Boats float on a calm sea with distant city skyline and mountains. Foreground shows large rocks on the shore. Clear blue sky above.

Eventually, you must turn inland to cross to the other side of the island. Lamma Island appears on a map like a child’s drawing of a fantasy land, with too many long, thin arms and not enough substantial landmass in between. It means there is ample opportunity for tiny communities to occupy each bay and beach, with only small public paths connecting them. When you walk between them, past banana farms and private gardens, or ruined houses with cups still on the table, surrounded by peace and quiet, you wonder how it must feel to have this an everyday experience. What does a daily commute look like for the residents of Mo Tat village, for example? Do the children get to walk through the jungle on their way to school every day, and stop to swim on the way home? It sounds like a wonderful childhood – if you don’t mind the sweat. 

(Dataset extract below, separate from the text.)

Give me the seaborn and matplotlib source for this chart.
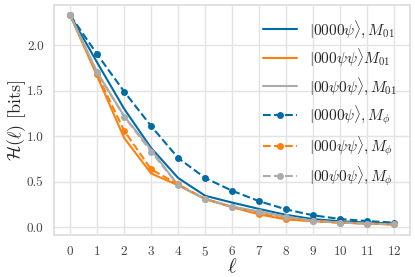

But the experience is over all too soon. The island is only so large, and there is little room to deviate from the path for long. As such, a full loop of the island may take only a few hours eve if you dawdle, as I did. Once you finish, the ferries are fast, and before you know it you are back in the middle of the city. 


In many ways, Lamma Island has remained the same, but small improvements (or absences) show that life there too has moved on. At times, I was stepping through memories of one day in 2017. I never expected my return trip to be as quietly sobering as it was, but it feels nice to re-examine an old location with a new perspective. Maybe in another decade, I will write about it again. 


People relaxing on a ferry, with a serene sunset over the ocean. The sky is pink and purple, and mountains are visible in the distance.